━━━ The records
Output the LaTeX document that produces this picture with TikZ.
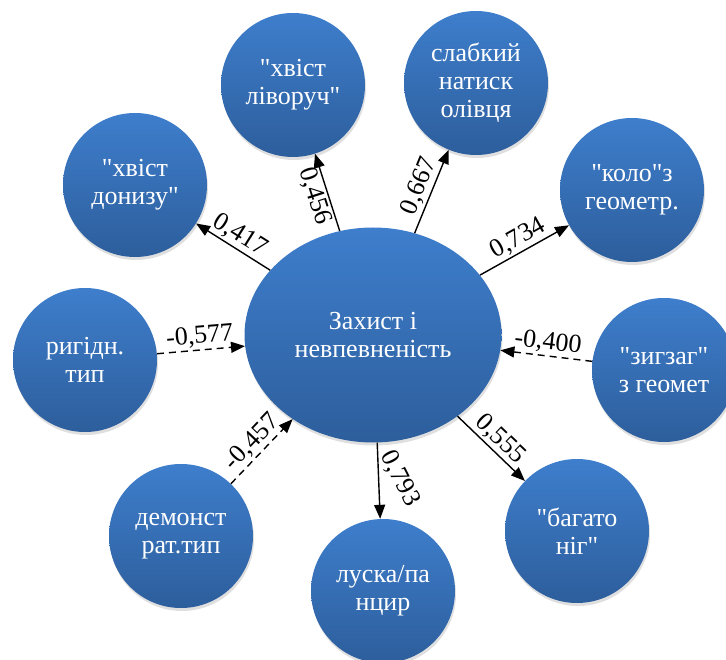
\documentclass[tikz,border=0pt]{standalone}
\usepackage{fontspec}
\setmainfont{Liberation Serif}[Ligatures=TeXOff]
\usetikzlibrary{arrows.meta,shapes.geometric,shadows}
\definecolor{nodetop}{RGB}{62,126,204}
\definecolor{nodebot}{RGB}{45,94,156}
\tikzset{
  factor/.style={circle, minimum size=144pt, inner sep=0pt, draw=none,
    top color=nodetop, bottom color=nodebot, text=white, align=center,
    font=\fontsize{26}{28}\selectfont,
    drop shadow={opacity=.25, shadow xshift=1pt, shadow yshift=-3pt}},
  core/.style={factor, ellipse, minimum width=257pt, minimum height=215pt},
  link/.style={-{Triangle[length=14pt,width=11pt]}, line width=1.4pt},
  neg/.style={link, dash pattern=on 7pt off 5pt},
  wt/.style={font=\fontsize{26}{28}\selectfont, sloped, inner sep=2pt},
}
\begin{document}
\begin{tikzpicture}[x=1pt,y=-1pt]
  \useasboundingbox (0,0) rectangle (726,660);
  % centre and the factors round it
  \node[core] (c) at (373,335) {Захист і\\невпевненість};
  \node[factor] (dn) at (135,185) {"хвіст\\донизу"};
  \node[factor] (lv) at (293,85) {"хвіст\\ліворуч"};
  \node[factor] (ol) at (476,83) {слабкий\\натиск\\олівця};
  \node[factor] (ko) at (632,190) {"коло"з\\геометр.};
  \node[factor] (zz) at (664,370) {"зигзаг"\\з геомет};
  \node[factor] (bn) at (577,531) {"багато\\ніг"};
  \node[factor] (lp) at (383,591) {луска/па\\нцир};
  \node[factor] (dm) at (181,536) {демонст\\рат.тип};
  \node[factor] (rg) at (85,360) {ригідн.\\тип};
  % links
  \draw[link] (c) -- node[wt, above] {0,417} (dn);
  \draw[link] (c) -- node[wt, below] {0,456} (lv);
  \draw[link] (c) -- node[wt, above] {0,667} (ol);
  \draw[link] (c) -- node[wt, above] {0,734} (ko);
  \draw[neg] (zz) -- node[wt, above] {-0,400} (c);
  \draw[link] (c) -- node[wt, above] {0,555} (bn);
  \draw[link] (c) -- node[font=\fontsize{26}{28}\selectfont, inner sep=2pt,
    pos=.1, anchor=west, xshift=8pt, rotate=-63] {0,793} (lp);
  \draw[neg] (dm) -- node[wt, above] {-0,457} (c);
  \draw[neg] (rg) -- node[wt, above] {-0,577} (c);
\end{tikzpicture}
\end{document}
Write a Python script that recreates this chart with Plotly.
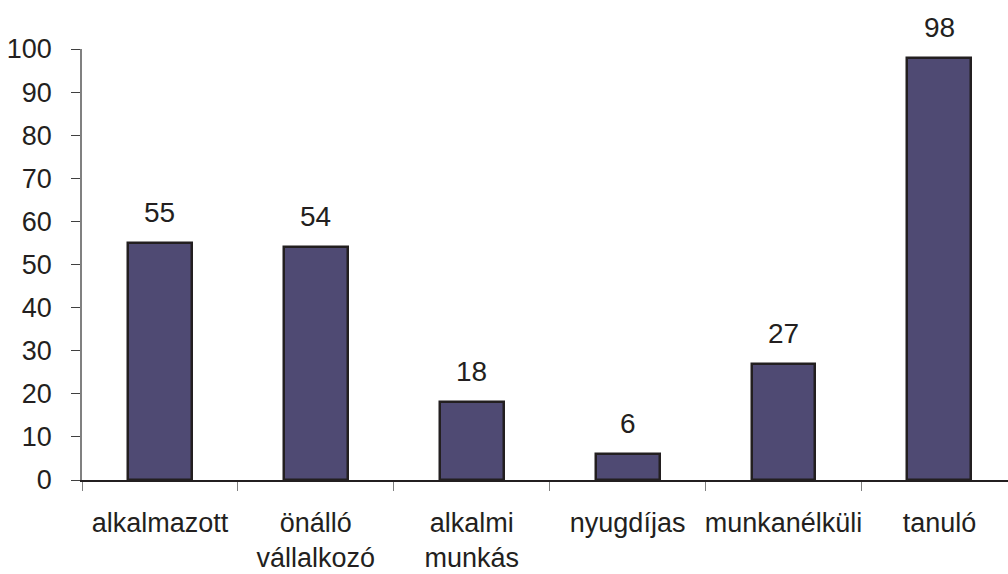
import plotly.graph_objects as go

categories = ["alkalmazott", "önálló<br>vállalkozó", "alkalmi<br>munkás",
              "nyugdíjas", "munkanélküli", "tanuló"]
values = [55, 54, 18, 6, 27, 98]
y_ticks = list(range(0, 101, 10))

font = dict(family="Liberation Sans, Arial, sans-serif", size=27, color="#231F20")
label_font = dict(family="Liberation Sans, Arial, sans-serif", size=28, color="#231F20")

fig = go.Figure()
fig.add_trace(go.Bar(
    x=categories,
    y=values,
    width=0.41,
    marker=dict(color="#4F4A73", line=dict(color="#231F20", width=2.5)),
    hoverinfo="skip",
))

for c, v in zip(categories, values):
    fig.add_annotation(x=c, y=v, text=str(v), showarrow=False,
                       yanchor="bottom", yshift=13, font=label_font)

fig.update_layout(
    width=1008, height=574,
    margin=dict(l=82, r=0, t=49, b=94, autoexpand=False),
    plot_bgcolor="white", paper_bgcolor="white",
    font=font,
    showlegend=False,
    bargap=0,
)
fig.update_xaxes(
    type="category",
    range=[-0.5, 5.44],
    automargin=False,
    tickfont=font,
    tickangle=0,
    showline=True, linecolor="#231F20", linewidth=1.5,
    ticks="outside", tickson="boundaries", ticklen=9, tickcolor="#808080",
    showgrid=False,
    ticklabelstandoff=18,
)
fig.update_yaxes(
    range=[0, 100],
    automargin=False,
    tickfont=font,
    tickvals=y_ticks,
    showline=True, linecolor="#808080", linewidth=1.5,
    ticks="outside", ticklen=9, tickcolor="#404040",
    showgrid=False, zeroline=False,
    ticklabelstandoff=14,
)

fig.write_html("out.html", config={"displayModeBar": False},
               post_script="document.body.style.margin='0';")
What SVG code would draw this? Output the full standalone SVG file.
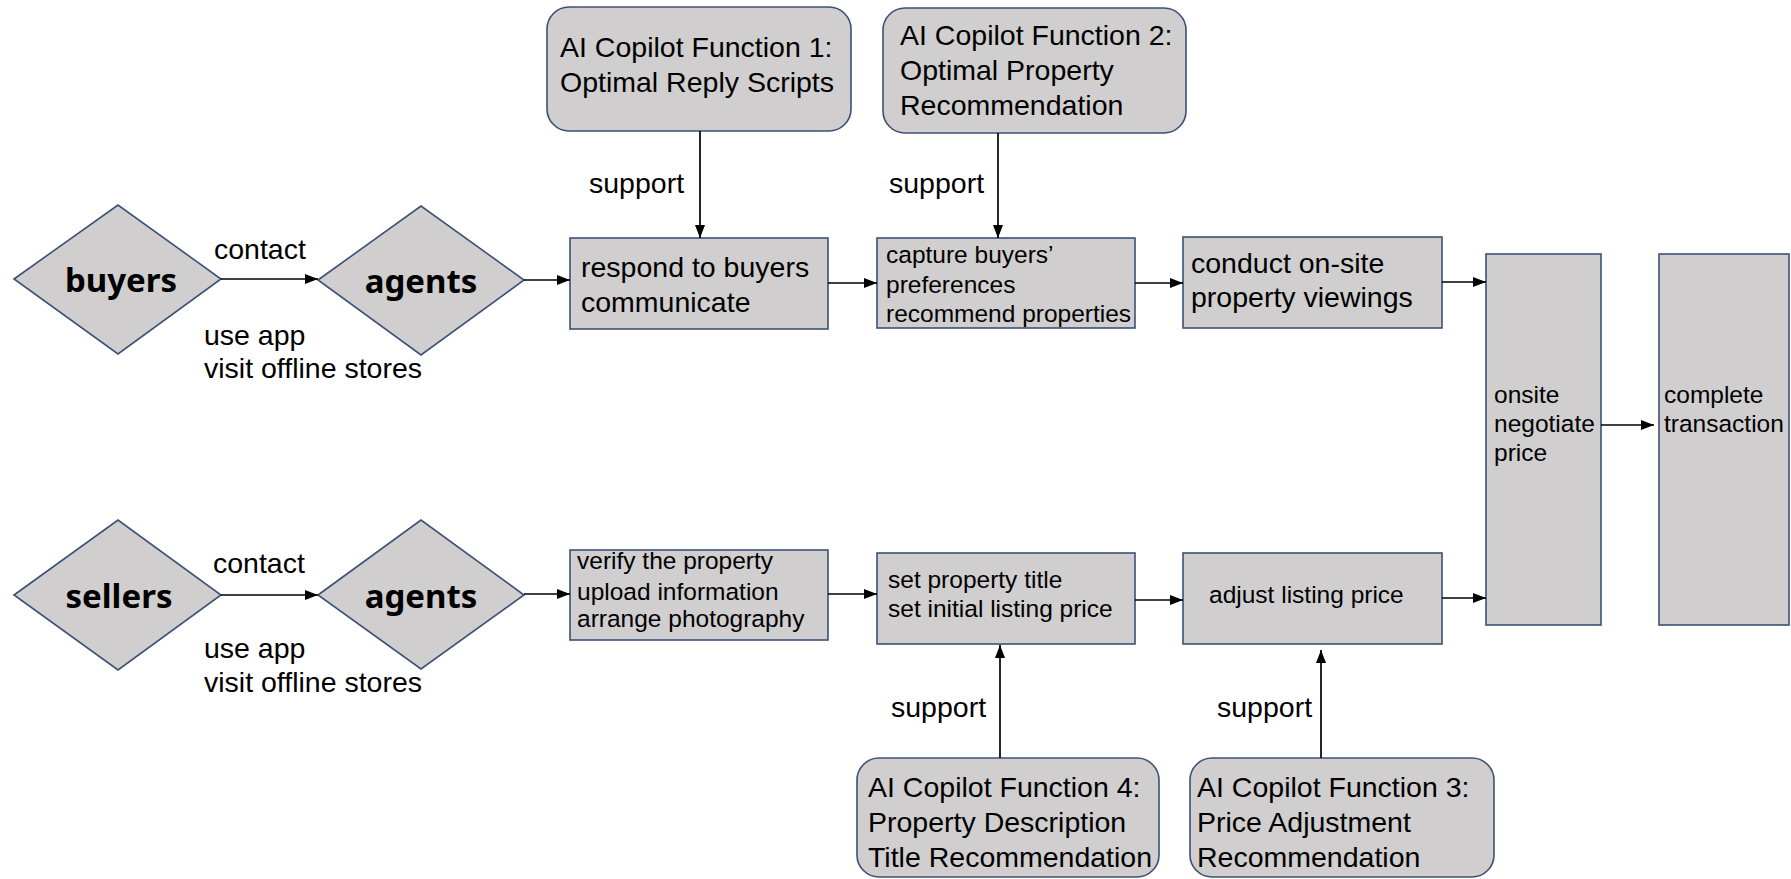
━━━━━━
Do this =
Set down the lines of the records above exactly, apart from the pictures.

Finished answer =
Output the LaTeX document that produces this picture with TikZ.
\documentclass[tikz,border=0pt]{standalone}
\usepackage{fontspec}
\setmainfont{Liberation Serif}[Ligatures=TeXOff]
\usetikzlibrary{arrows.meta,shapes.geometric,shadows}
\definecolor{nodetop}{RGB}{62,126,204}
\definecolor{nodebot}{RGB}{45,94,156}
\tikzset{
  factor/.style={circle, minimum size=144pt, inner sep=0pt, draw=none,
    top color=nodetop, bottom color=nodebot, text=white, align=center,
    font=\fontsize{26}{28}\selectfont,
    drop shadow={opacity=.25, shadow xshift=1pt, shadow yshift=-3pt}},
  core/.style={factor, ellipse, minimum width=257pt, minimum height=215pt},
  link/.style={-{Triangle[length=14pt,width=11pt]}, line width=1.4pt},
  neg/.style={link, dash pattern=on 7pt off 5pt},
  wt/.style={font=\fontsize{26}{28}\selectfont, sloped, inner sep=2pt},
}
\begin{document}
\begin{tikzpicture}[x=1pt,y=-1pt]
  \useasboundingbox (0,0) rectangle (726,660);
  % centre and the factors round it
  \node[core] (c) at (373,335) {Захист і\\невпевненість};
  \node[factor] (dn) at (135,185) {"хвіст\\донизу"};
  \node[factor] (lv) at (293,85) {"хвіст\\ліворуч"};
  \node[factor] (ol) at (476,83) {слабкий\\натиск\\олівця};
  \node[factor] (ko) at (632,190) {"коло"з\\геометр.};
  \node[factor] (zz) at (664,370) {"зигзаг"\\з геомет};
  \node[factor] (bn) at (577,531) {"багато\\ніг"};
  \node[factor] (lp) at (383,591) {луска/па\\нцир};
  \node[factor] (dm) at (181,536) {демонст\\рат.тип};
  \node[factor] (rg) at (85,360) {ригідн.\\тип};
  % links
  \draw[link] (c) -- node[wt, above] {0,417} (dn);
  \draw[link] (c) -- node[wt, below] {0,456} (lv);
  \draw[link] (c) -- node[wt, above] {0,667} (ol);
  \draw[link] (c) -- node[wt, above] {0,734} (ko);
  \draw[neg] (zz) -- node[wt, above] {-0,400} (c);
  \draw[link] (c) -- node[wt, above] {0,555} (bn);
  \draw[link] (c) -- node[font=\fontsize{26}{28}\selectfont, inner sep=2pt,
    pos=.1, anchor=west, xshift=8pt, rotate=-63] {0,793} (lp);
  \draw[neg] (dm) -- node[wt, above] {-0,457} (c);
  \draw[neg] (rg) -- node[wt, above] {-0,577} (c);
\end{tikzpicture}
\end{document}
Write a Python script that recreates this chart with Plotly.
import plotly.graph_objects as go

categories = ["alkalmazott", "önálló<br>vállalkozó", "alkalmi<br>munkás",
              "nyugdíjas", "munkanélküli", "tanuló"]
values = [55, 54, 18, 6, 27, 98]
y_ticks = list(range(0, 101, 10))

font = dict(family="Liberation Sans, Arial, sans-serif", size=27, color="#231F20")
label_font = dict(family="Liberation Sans, Arial, sans-serif", size=28, color="#231F20")

fig = go.Figure()
fig.add_trace(go.Bar(
    x=categories,
    y=values,
    width=0.41,
    marker=dict(color="#4F4A73", line=dict(color="#231F20", width=2.5)),
    hoverinfo="skip",
))

for c, v in zip(categories, values):
    fig.add_annotation(x=c, y=v, text=str(v), showarrow=False,
                       yanchor="bottom", yshift=13, font=label_font)

fig.update_layout(
    width=1008, height=574,
    margin=dict(l=82, r=0, t=49, b=94, autoexpand=False),
    plot_bgcolor="white", paper_bgcolor="white",
    font=font,
    showlegend=False,
    bargap=0,
)
fig.update_xaxes(
    type="category",
    range=[-0.5, 5.44],
    automargin=False,
    tickfont=font,
    tickangle=0,
    showline=True, linecolor="#231F20", linewidth=1.5,
    ticks="outside", tickson="boundaries", ticklen=9, tickcolor="#808080",
    showgrid=False,
    ticklabelstandoff=18,
)
fig.update_yaxes(
    range=[0, 100],
    automargin=False,
    tickfont=font,
    tickvals=y_ticks,
    showline=True, linecolor="#808080", linewidth=1.5,
    ticks="outside", ticklen=9, tickcolor="#404040",
    showgrid=False, zeroline=False,
    ticklabelstandoff=14,
)

fig.write_html("out.html", config={"displayModeBar": False},
               post_script="document.body.style.margin='0';")
What SVG code would draw this? Output the full standalone SVG file.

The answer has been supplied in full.